■ DATASET CONTENT ■
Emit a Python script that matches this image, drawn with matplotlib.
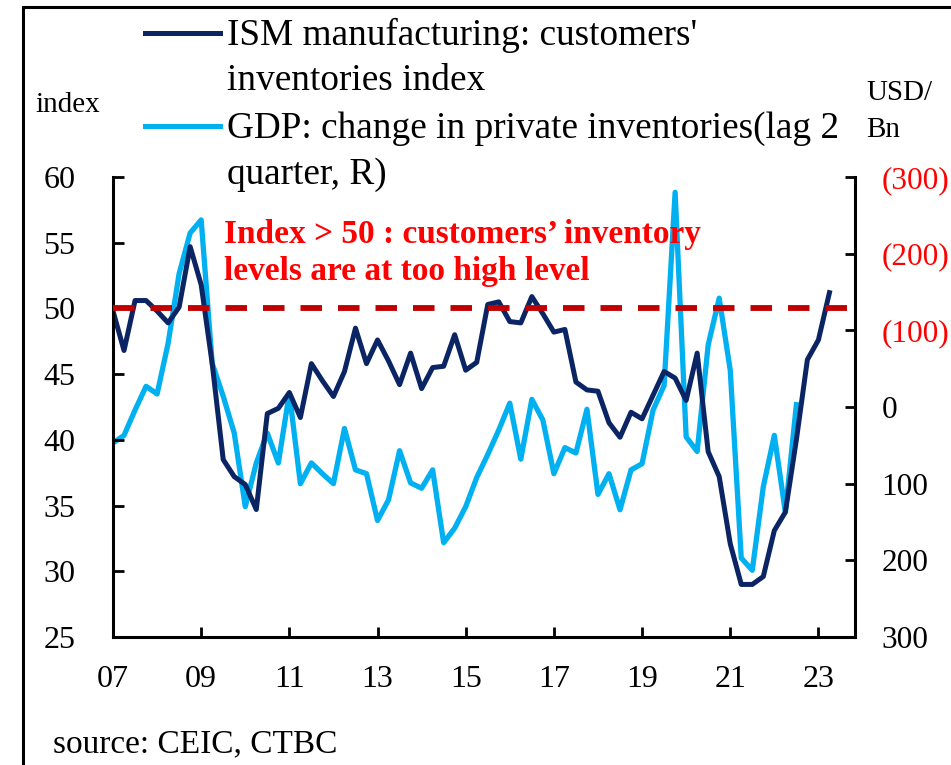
import numpy as np
import matplotlib
matplotlib.use("Agg")
import matplotlib.pyplot as plt
from matplotlib.lines import Line2D
from matplotlib.patches import Rectangle

# ---- data: quarterly, first observation = 2007 Q1 ----
start_year = 2007

ism_customers_inventories = [
    49.8, 46.8, 50.6, 50.6, 49.8, 48.9, 50.1, 54.7,   # 2007-2008
    51.8, 45.8, 38.5, 37.2, 36.6, 34.7, 42.0, 42.4,   # 2009-2010
    43.6, 41.7, 45.8, 44.5, 43.3, 45.2, 48.5, 45.8,   # 2011-2012
    47.6, 46.0, 44.2, 46.6, 43.9, 45.5, 45.6, 48.0,   # 2013-2014
    45.3, 45.9, 50.3, 50.5, 49.0, 48.9, 50.9, 49.6,   # 2015-2016
    48.2, 48.4, 44.4, 43.8, 43.7, 41.3, 40.2, 42.1,   # 2017-2018
    41.6, 43.4, 45.2, 44.7, 43.0, 46.6, 39.1, 37.2,   # 2019-2020
    32.1, 29.0, 29.0, 29.6, 33.1, 34.5, 40.0, 46.1,   # 2021-2022
    47.6, 51.2,                                       # 2023
]

# change in private inventories, USD bn, shifted two quarters forward
gdp_inventory_change_lag2 = [
    47, 37, 4, -27, -17, -83, -174, -227,
    -244, -57, -14, 34, 130, 73, 34, 73,
    -18, 100, 73, 87, 100, 28, 82, 87,
    148, 121, 57, 99, 106, 82, 177, 158,
    130, 92, 62, 30, -5, 68, -10, 17,
    87, 53, 60, 3, 114, 87, 134, 82,
    74, 4, -28, -280, 39, 58, -81, -142,
    -48, 197, 213, 104, 37, 137, -3,
]

threshold = 50

x_ticks = [2007, 2009, 2011, 2013, 2015, 2017, 2019, 2021, 2023]
x_tick_labels = ["07", "09", "11", "13", "15", "17", "19", "21", "23"]
left_ticks = [25, 30, 35, 40, 45, 50, 55, 60]
right_ticks = [-300, -200, -100, 0, 100, 200, 300]
right_tick_labels = ["(300)", "(200)", "(100)", "0", "100", "200", "300"]

legend_ism = ["ISM manufacturing: customers'", "inventories index"]
legend_gdp = ["GDP: change in private inventories(lag 2", "quarter, R)"]
note_lines = ["Index > 50 : customers\u2019 inventory",
              "levels are at too high level"]

# ---- style ----
NAVY = "#0B2463"
SKY = "#00B0F0"
DARK_RED = "#C00000"
RED = "#FF0000"

plt.rcParams["font.family"] = ["Liberation Serif", "DejaVu Serif"]
plt.rcParams["lines.scale_dashes"] = False

W, H = 951, 765
fig = plt.figure(figsize=(W / 100, H / 100), dpi=100)
fig.patch.set_facecolor("white")


def fx(px):
    return px / W


def fy(py):
    return 1 - py / H


ax = fig.add_axes([fx(113), fy(637), fx(855) - fx(113), fy(177) - fy(637)])
ax2 = ax.twinx()
ax.set_zorder(ax2.get_zorder() + 1)
ax.patch.set_visible(False)

x_ism = start_year + np.arange(len(ism_customers_inventories)) / 4
x_gdp = start_year + np.arange(len(gdp_inventory_change_lag2)) / 4

ax2.plot(x_gdp, gdp_inventory_change_lag2, color=SKY, lw=3.8,
         solid_joinstyle="round")
ax.plot(x_ism, ism_customers_inventories, color=NAVY, lw=3.6,
        solid_joinstyle="round")
ax.axhline(threshold, color=DARK_RED, lw=4.2, dashes=(15.5, 11.5),
           dash_capstyle="butt", zorder=5)

ax.set_xlim(2007, 2023.83)
ax.set_ylim(25, 60)
ax2.set_ylim(300, -300)

ax.set_xticks(x_ticks)
ax.set_xticklabels(x_tick_labels)
ax.set_yticks(left_ticks)
ax.set_yticklabels([str(v) for v in left_ticks])
ax2.set_yticks(right_ticks)
ax2.set_yticklabels(right_tick_labels)
for lab, v in zip(ax2.get_yticklabels(), right_ticks):
    lab.set_color(RED if v < 0 else "black")

for a in (ax, ax2):
    a.spines["top"].set_visible(False)
ax.spines["right"].set_visible(False)
ax2.spines["left"].set_visible(False)
ax2.spines["bottom"].set_visible(False)
for s in ("left", "bottom"):
    ax.spines[s].set_linewidth(2.2)
ax2.spines["right"].set_linewidth(2.2)

ax.tick_params(axis="x", direction="in", length=7, width=2.0, pad=20,
               labelsize=23)
ax.tick_params(axis="y", direction="in", length=8, width=2.0, pad=27,
               labelsize=23)
ax2.tick_params(axis="y", direction="in", length=7, width=2.0, pad=19,
                labelsize=22.5)

# outer frame
fig.add_artist(Rectangle((fx(23), -0.2), 1.5, fy(7) + 0.2,
                         transform=fig.transFigure, fill=False,
                         lw=2.2, ec="black", clip_on=False))

# legend
for (yl, col) in ((33, NAVY), (126, SKY)):
    fig.add_artist(Line2D([fx(145), fx(220)], [fy(yl), fy(yl)],
                          transform=fig.transFigure, color=col, lw=3.6))
for txt, yb in zip(legend_ism + legend_gdp, (45, 90, 138, 184)):
    fig.text(fx(227), fy(yb), txt, fontsize=26.8, va="baseline", ha="left")

# axis unit labels
fig.text(fx(35), fy(112), "index", fontsize=21, va="baseline")
fig.text(fx(866), fy(100), "USD/", fontsize=21, va="baseline")
fig.text(fx(866), fy(137), "Bn", fontsize=21, va="baseline")

# threshold note
for txt, yb in zip(note_lines, (243, 280)):
    fig.text(fx(224), fy(yb), txt, fontsize=24, fontweight="bold",
             color=RED, va="baseline")

fig.text(fx(53), fy(752), "source: CEIC, CTBC", fontsize=24, va="baseline")

fig.savefig("out.png", dpi=100)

■ GIVEN TASK ■
Omit the pictures, then quote the rest of the material above exactly.

■ REPLY TO THE TASK ■
Emit a Python script that matches this image, drawn with matplotlib.
import numpy as np
import matplotlib
matplotlib.use("Agg")
import matplotlib.pyplot as plt
from matplotlib.lines import Line2D
from matplotlib.patches import Rectangle

# ---- data: quarterly, first observation = 2007 Q1 ----
start_year = 2007

ism_customers_inventories = [
    49.8, 46.8, 50.6, 50.6, 49.8, 48.9, 50.1, 54.7,   # 2007-2008
    51.8, 45.8, 38.5, 37.2, 36.6, 34.7, 42.0, 42.4,   # 2009-2010
    43.6, 41.7, 45.8, 44.5, 43.3, 45.2, 48.5, 45.8,   # 2011-2012
    47.6, 46.0, 44.2, 46.6, 43.9, 45.5, 45.6, 48.0,   # 2013-2014
    45.3, 45.9, 50.3, 50.5, 49.0, 48.9, 50.9, 49.6,   # 2015-2016
    48.2, 48.4, 44.4, 43.8, 43.7, 41.3, 40.2, 42.1,   # 2017-2018
    41.6, 43.4, 45.2, 44.7, 43.0, 46.6, 39.1, 37.2,   # 2019-2020
    32.1, 29.0, 29.0, 29.6, 33.1, 34.5, 40.0, 46.1,   # 2021-2022
    47.6, 51.2,                                       # 2023
]

# change in private inventories, USD bn, shifted two quarters forward
gdp_inventory_change_lag2 = [
    47, 37, 4, -27, -17, -83, -174, -227,
    -244, -57, -14, 34, 130, 73, 34, 73,
    -18, 100, 73, 87, 100, 28, 82, 87,
    148, 121, 57, 99, 106, 82, 177, 158,
    130, 92, 62, 30, -5, 68, -10, 17,
    87, 53, 60, 3, 114, 87, 134, 82,
    74, 4, -28, -280, 39, 58, -81, -142,
    -48, 197, 213, 104, 37, 137, -3,
]

threshold = 50

x_ticks = [2007, 2009, 2011, 2013, 2015, 2017, 2019, 2021, 2023]
x_tick_labels = ["07", "09", "11", "13", "15", "17", "19", "21", "23"]
left_ticks = [25, 30, 35, 40, 45, 50, 55, 60]
right_ticks = [-300, -200, -100, 0, 100, 200, 300]
right_tick_labels = ["(300)", "(200)", "(100)", "0", "100", "200", "300"]

legend_ism = ["ISM manufacturing: customers'", "inventories index"]
legend_gdp = ["GDP: change in private inventories(lag 2", "quarter, R)"]
note_lines = ["Index > 50 : customers\u2019 inventory",
              "levels are at too high level"]

# ---- style ----
NAVY = "#0B2463"
SKY = "#00B0F0"
DARK_RED = "#C00000"
RED = "#FF0000"

plt.rcParams["font.family"] = ["Liberation Serif", "DejaVu Serif"]
plt.rcParams["lines.scale_dashes"] = False

W, H = 951, 765
fig = plt.figure(figsize=(W / 100, H / 100), dpi=100)
fig.patch.set_facecolor("white")


def fx(px):
    return px / W


def fy(py):
    return 1 - py / H


ax = fig.add_axes([fx(113), fy(637), fx(855) - fx(113), fy(177) - fy(637)])
ax2 = ax.twinx()
ax.set_zorder(ax2.get_zorder() + 1)
ax.patch.set_visible(False)

x_ism = start_year + np.arange(len(ism_customers_inventories)) / 4
x_gdp = start_year + np.arange(len(gdp_inventory_change_lag2)) / 4

ax2.plot(x_gdp, gdp_inventory_change_lag2, color=SKY, lw=3.8,
         solid_joinstyle="round")
ax.plot(x_ism, ism_customers_inventories, color=NAVY, lw=3.6,
        solid_joinstyle="round")
ax.axhline(threshold, color=DARK_RED, lw=4.2, dashes=(15.5, 11.5),
           dash_capstyle="butt", zorder=5)

ax.set_xlim(2007, 2023.83)
ax.set_ylim(25, 60)
ax2.set_ylim(300, -300)

ax.set_xticks(x_ticks)
ax.set_xticklabels(x_tick_labels)
ax.set_yticks(left_ticks)
ax.set_yticklabels([str(v) for v in left_ticks])
ax2.set_yticks(right_ticks)
ax2.set_yticklabels(right_tick_labels)
for lab, v in zip(ax2.get_yticklabels(), right_ticks):
    lab.set_color(RED if v < 0 else "black")

for a in (ax, ax2):
    a.spines["top"].set_visible(False)
ax.spines["right"].set_visible(False)
ax2.spines["left"].set_visible(False)
ax2.spines["bottom"].set_visible(False)
for s in ("left", "bottom"):
    ax.spines[s].set_linewidth(2.2)
ax2.spines["right"].set_linewidth(2.2)

ax.tick_params(axis="x", direction="in", length=7, width=2.0, pad=20,
               labelsize=23)
ax.tick_params(axis="y", direction="in", length=8, width=2.0, pad=27,
               labelsize=23)
ax2.tick_params(axis="y", direction="in", length=7, width=2.0, pad=19,
                labelsize=22.5)

# outer frame
fig.add_artist(Rectangle((fx(23), -0.2), 1.5, fy(7) + 0.2,
                         transform=fig.transFigure, fill=False,
                         lw=2.2, ec="black", clip_on=False))

# legend
for (yl, col) in ((33, NAVY), (126, SKY)):
    fig.add_artist(Line2D([fx(145), fx(220)], [fy(yl), fy(yl)],
                          transform=fig.transFigure, color=col, lw=3.6))
for txt, yb in zip(legend_ism + legend_gdp, (45, 90, 138, 184)):
    fig.text(fx(227), fy(yb), txt, fontsize=26.8, va="baseline", ha="left")

# axis unit labels
fig.text(fx(35), fy(112), "index", fontsize=21, va="baseline")
fig.text(fx(866), fy(100), "USD/", fontsize=21, va="baseline")
fig.text(fx(866), fy(137), "Bn", fontsize=21, va="baseline")

# threshold note
for txt, yb in zip(note_lines, (243, 280)):
    fig.text(fx(224), fy(yb), txt, fontsize=24, fontweight="bold",
             color=RED, va="baseline")

fig.text(fx(53), fy(752), "source: CEIC, CTBC", fontsize=24, va="baseline")

fig.savefig("out.png", dpi=100)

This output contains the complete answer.